I will be, with one of my suns, at a conference about Intergenerational Talent, which conducts me to the idea of adaptability.
My experience as a consultant -Organizational behavior- will be, face to face, with his expectations as Management Student.
Experience (55 years old)-Expectations (21 years old).
In this game your words (“there is no normal, only continuous change.”) are gold.
Face a uma questão pertinente:
Stephen Shapiro (Blogging Innovation)
…”Next time you are designing a process, a product, or a service, ask yourself, “What can I remove?” For most consumers, simplicity is more important than comprehensiveness (and complexity).
The concept of ‘taking away’ is also a great time management technique. In addition to your to do list, be sure to create a ‘don’t do’ list. Become masterful at killing products, eliminating non-value adding tasks, and removing old/pointless habits.”…
José Baldaia said…
The concept of “perfection” is always accompanied by the concept of “useful “.
Not all of the products or services that are presented as innovative, often resulting from incremental innovation, correspond to our needs.
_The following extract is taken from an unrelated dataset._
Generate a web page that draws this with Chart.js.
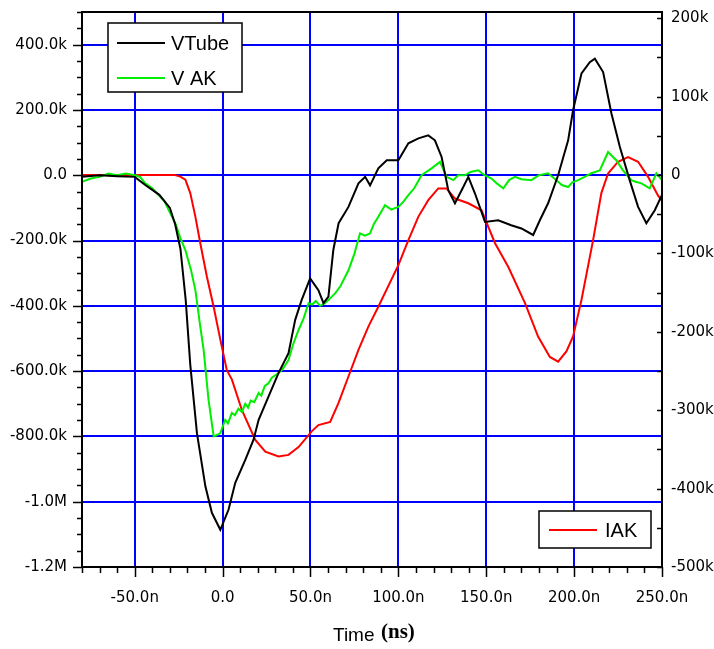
<!DOCTYPE html>
<html>
<head>
<meta charset="utf-8">
<script src="https://cdn.jsdelivr.net/npm/chart.js@4/dist/chart.umd.min.js"></script>
<style>
  html, body { margin: 0; padding: 0; background: #fff; }
  canvas { display: block; }
</style>
</head>
<body>
<canvas id="scope" width="714" height="649"></canvas>
<script>
// ---- data (time in ns, values in k) ----
const vtubeTime = [-80, -70, -60, -50, -44, -36, -30, -27, -24, -21, -18.4, -14.6, -9.8, -6.1, -1.3, 3.4, 7.2, 12.9, 17.6, 20.5, 26.1, 31.8, 37.5, 41.3, 45, 49.8, 54.5, 57.4, 60.2, 63, 66, 71.6, 77.3, 81.1, 83.9, 88.6, 93.4, 100, 105.7, 111.4, 117, 120.8, 124.6, 128.4, 132.2, 136, 139.8, 143.6, 149.3, 156.8, 164.2, 170, 176.7, 180.5, 185.2, 190.9, 196.6, 199.4, 204.2, 208.9, 211.8, 216.5, 221.2, 226, 231.6, 236.4, 241.1, 245.9, 250];
const vtubeVals = [-5, 0, -3, -5, -30, -60, -100, -150, -225, -382, -580, -790, -953, -1034, -1086, -1024, -942, -872, -810, -749, -678, -606, -545, -443, -382, -316, -352, -392, -372, -229, -147, -97, -25, -5, -31, 21, 46, 46, 98, 113, 122, 107, 56, -46, -86, -46, -5, -56, -143, -138, -153, -163, -183, -138, -86, 0, 107, 199, 312, 346, 357, 316, 190, 87, -15, -97, -147, -107, -60];

const vakTime = [-80, -75, -70, -65, -60, -55, -50, -47, -44, -40, -36.4, -33, -30.7, -26.9, -24, -21.2, -18, -15.5, -12.7, -10.8, -8, -5.1, -3, -1.3, 1.5, 3, 5.3, 7, 9, 11, 12.9, 14.5, 16, 18, 20.5, 22, 24, 26.1, 28, 31.8, 34, 37.5, 40, 43.2, 46, 48.9, 51, 53, 55.5, 58.3, 61, 64, 67, 71.6, 75, 78.2, 81, 83.9, 86, 88.6, 92.4, 96, 100, 103, 105.7, 109, 113.2, 118.9, 123.7, 127.4, 131.3, 134, 137.9, 141, 145.5, 149, 153, 156, 159.7, 163, 166.3, 170, 175.7, 180, 185.2, 190.9, 193, 196.6, 199, 202.3, 206, 209.8, 214.6, 219.3, 224, 227.8, 232.6, 235, 238.3, 243, 246.8, 250];
const vakVals = [-20, -10, -5, 5, 0, 5, 0, -5, -25, -40, -61, -80, -107, -147, -193, -229, -290, -352, -464, -535, -688, -800, -795, -790, -749, -760, -728, -735, -715, -725, -700, -712, -690, -695, -667, -675, -645, -637, -620, -606, -595, -566, -520, -474, -440, -392, -396, -385, -400, -392, -378, -362, -340, -291, -240, -178, -185, -178, -150, -127, -92, -105, -97, -80, -61, -40, 0, 21, 41, -5, -15, 0, 0, 10, 15, 0, -10, -25, -40, -15, -5, -12, -15, 0, 6, -20, -30, -36, -22, -15, -5, 6, 15, 71, 46, 15, -15, -20, -25, -40, 6, -15];

const iakTime = [-80, -27, -24, -21.2, -18.4, -15.5, -12.7, -8.9, -5.1, -1.3, 2.4, 5.3, 11, 18.6, 24.3, 31.8, 37.5, 43.2, 50.7, 54.5, 61.2, 65.9, 71.6, 77.3, 83, 88.6, 100, 105.7, 111.4, 117, 122.7, 127.4, 132.2, 139.8, 147.3, 155, 162.5, 172, 179.5, 186.2, 190.9, 195.6, 199.4, 204.2, 210.8, 215.5, 219.3, 225, 230.7, 236.4, 242, 247.7, 250];
const iakVals = [0, 0, -2, -6, -23, -53, -87, -130, -168, -210, -249, -261, -300, -338, -353, -359, -357, -347, -327, -319, -315, -291, -257, -223, -193, -168, -115, -83, -53, -32, -17, -17, -30, -36, -45, -87, -117, -163, -206, -232, -238, -225, -206, -159, -83, -23, 2, 17, 23, 17, -2, -26, -33];

const legendTop = ['VTube', 'V AK'];
const legendBottom = ['IAK'];

const BLUE = '#0000ff';

function pts(ts, vs) {
    return ts.map((t, i) => ({ x: t, y: vs[i] }));
}

function leftLabel(v) {
    if (v === 0) return '0.0';
    if (Math.abs(v) >= 1000) return (v / 1000).toFixed(1) + 'M';
    return v.toFixed(1) + 'k';
}

// no extra room for edge labels, the frame is fixed
function noPad(s) {
    s.paddingTop = 0;
    s.paddingBottom = 0;
    s.paddingLeft = 0;
    s.paddingRight = 0;
}

// frame, tick marks, legends and axis title
const decorPlugin = {
    id: 'decor',
    afterDraw(chart) {
        const ctx = chart.ctx;
        const a = chart.chartArea;
        const xs = chart.scales.x, yl = chart.scales.y, yr = chart.scales.y2;
        ctx.save();
        ctx.strokeStyle = '#000';
        ctx.lineWidth = 1.5;
        ctx.beginPath();
        for (let v = -80; v <= 250; v += 10) {
            const px = Math.round(xs.getPixelForValue(v)) + 0.5;
            const len = v % 50 === 0 ? 10 : 6;
            ctx.moveTo(px, a.bottom);
            ctx.lineTo(px, a.bottom + len);
        }
        for (let v = -1200; v <= 500; v += 50) {
            const py = Math.round(yl.getPixelForValue(v)) + 0.5;
            const len = v % 200 === 0 ? 9 : 5;
            ctx.moveTo(a.left - len, py);
            ctx.lineTo(a.left, py);
        }
        for (let v = -500; v <= 200; v += 50) {
            const py = Math.round(yr.getPixelForValue(v)) + 0.5;
            ctx.moveTo(a.right - 5, py);
            ctx.lineTo(a.right, py);
        }
        ctx.stroke();

        ctx.lineWidth = 2;
        ctx.strokeRect(a.left, a.top, a.right - a.left, a.bottom - a.top);

        // legend boxes
        const ds = chart.data.datasets;
        ctx.font = '20px "Liberation Sans", Arial, sans-serif';
        ctx.textBaseline = 'middle';
        ctx.fillStyle = '#fff';
        ctx.fillRect(108, 23, 134, 69);
        ctx.lineWidth = 1.5;
        ctx.strokeStyle = '#000';
        ctx.strokeRect(108, 23, 134, 69);
        legendTop.forEach((txt, i) => {
            const y = 43 + i * 35;
            ctx.strokeStyle = ds[i].borderColor;
            ctx.lineWidth = 2;
            ctx.beginPath();
            ctx.moveTo(117, y);
            ctx.lineTo(165, y);
            ctx.stroke();
            ctx.fillStyle = '#000';
            ctx.fillText(txt, 171, y + 1);
        });
        ctx.fillStyle = '#fff';
        ctx.fillRect(539, 511, 112, 37);
        ctx.strokeStyle = '#000';
        ctx.lineWidth = 1.5;
        ctx.strokeRect(539, 511, 112, 37);
        ctx.strokeStyle = ds[2].borderColor;
        ctx.lineWidth = 2;
        ctx.beginPath();
        ctx.moveTo(549, 530);
        ctx.lineTo(597, 530);
        ctx.stroke();
        ctx.fillStyle = '#000';
        ctx.fillText(legendBottom[0], 605, 531);

        // axis title
        ctx.textBaseline = 'alphabetic';
        ctx.font = '19px "Liberation Sans", Arial, sans-serif';
        ctx.fillText('Time', 333, 641);
        ctx.font = 'bold 21px "Liberation Serif", "Times New Roman", serif';
        ctx.fillText('(ns)', 381, 638);
        ctx.restore();
    }
};

const tickFont = { family: '"DejaVu Sans", sans-serif', size: 15 };

new Chart(document.getElementById('scope'), {
    type: 'scatter',
    data: {
        datasets: [
            { label: 'VTube', data: pts(vtubeTime, vtubeVals), yAxisID: 'y', borderColor: '#000000', borderWidth: 2, showLine: true, pointRadius: 0, tension: 0 },
            { label: 'V AK', data: pts(vakTime, vakVals), yAxisID: 'y', borderColor: '#00ee00', borderWidth: 2, showLine: true, pointRadius: 0, tension: 0 },
            { label: 'IAK', data: pts(iakTime, iakVals), yAxisID: 'y2', borderColor: '#ff0000', borderWidth: 2, showLine: true, pointRadius: 0, tension: 0 }
        ]
    },
    options: {
        responsive: false,
        animation: false,
        devicePixelRatio: 1,
        layout: { padding: { top: 12, left: 0, right: 0, bottom: 0 } },
        plugins: { legend: { display: false }, tooltip: { enabled: false } },
        scales: {
            x: {
                type: 'linear',
                min: -80,
                max: 250,
                afterFit: s => { s.height = 82; noPad(s); },
                border: { display: false },
                grid: {
                    drawTicks: false,
                    lineWidth: 2,
                    color: c => (c.tick && c.tick.value % 50 === 0 && c.tick.value > -80 && c.tick.value < 250) ? BLUE : 'rgba(0,0,0,0)'
                },
                ticks: {
                    stepSize: 10,
                    autoSkip: false,
                    maxRotation: 0,
                    padding: 22,
                    color: '#000',
                    font: tickFont,
                    callback: v => v % 50 !== 0 ? '' : (v === 0 ? '0.0' : v.toFixed(1) + 'n')
                }
            },
            y: {
                position: 'left',
                min: -1200,
                max: 500,
                afterFit: s => { s.width = 82; noPad(s); },
                border: { display: false },
                grid: {
                    drawTicks: false,
                    lineWidth: 2,
                    color: c => (c.tick && c.tick.value % 200 === 0 && c.tick.value > -1200) ? BLUE : 'rgba(0,0,0,0)'
                },
                ticks: {
                    stepSize: 50,
                    autoSkip: false,
                    padding: 15,
                    color: '#000',
                    font: tickFont,
                    callback: v => v % 200 !== 0 ? '' : leftLabel(v)
                }
            },
            y2: {
                position: 'right',
                min: -500,
                max: 208,
                afterFit: s => { s.width = 52; noPad(s); },
                border: { display: false },
                grid: { display: false, drawTicks: false },
                ticks: {
                    stepSize: 50,
                    includeBounds: false,
                    autoSkip: false,
                    padding: 9,
                    color: '#000',
                    font: tickFont,
                    callback: v => v % 100 !== 0 ? '' : (v === 0 ? '0' : v + 'k')
                }
            }
        }
    },
    plugins: [decorPlugin]
});
</script>
</body>
</html>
So we are “forced” to seek, on the perspective of profitability, a way to implement the matter which is provided.
In this case, is the concept of “useful” that is not accompanied by that of “perfection”.
When the engine of the creation of needs is the evolution, innovation brings the made-to-measure suit. We know where we want to go and use what we are looking for. If it brings a shirt or a cravat, those are small products that don`t brings ”inadequation”.
Otherwise, we work in inappropriate environments and we wasted energy and time, as is the case with “Vista” or worse, as was the case in “2000”.
I must say: There are many products on the market that need a haircut!
Sem perder a esperança!
The Fun Factor
…“E se começassemos a aplicar o ‘Fun Factor’ ao nosso trabalho diário de inovação? Isto poderia trazer-nos melhores resultados?
Poderia o ‘Fun Factor’ transformar-se em mais do que truque? : -)”
- jabaldaia on 11 11UTC 2009
Eu penso que já é mais que um truque como os apresentados pelo “The FunTheory.com”.
É acima de tudo, em “tempos de crise” uma ferramenta ponderosa para desenvolver criatividade e agilizar processos.
Deixo aqui uma transcrição que me pareceu interessante para este tema:
“Like a joke, innovations have four basic elements. An introduction relates the innovation to the competencies a company and its customers have. This defines also of what opportunities there are to meet the customer competencies to, e.g. is the setting in B2B or B2C markets. Key actors are the technologies or application features that make clear sense to the expected customers. The customers are the ones with competencies to operate in the introduced settings, not a specific segment or user group. In fact, the introduction and key actors define the emotional attachment that should be tested to gain a deeper understanding who the customers might be. The next step is a narrative that defines how innovation is explained to the customers, e.g. the marketing message, user interface or service interaction style. The narrative needs to be clear and easy to understand, but it will not be sufficient if there is no prior emotional attachment. Finally, the innovation needs a punch line that differentiates it from the competition. Like in jokes, the punch line is a surprising twist in the narrative within the premises set in the emotional attachment. It also defines the category of the innovation. Some alternative innovation punch lines are novelty, cost efficiency, natural extension and vertical opportunity.”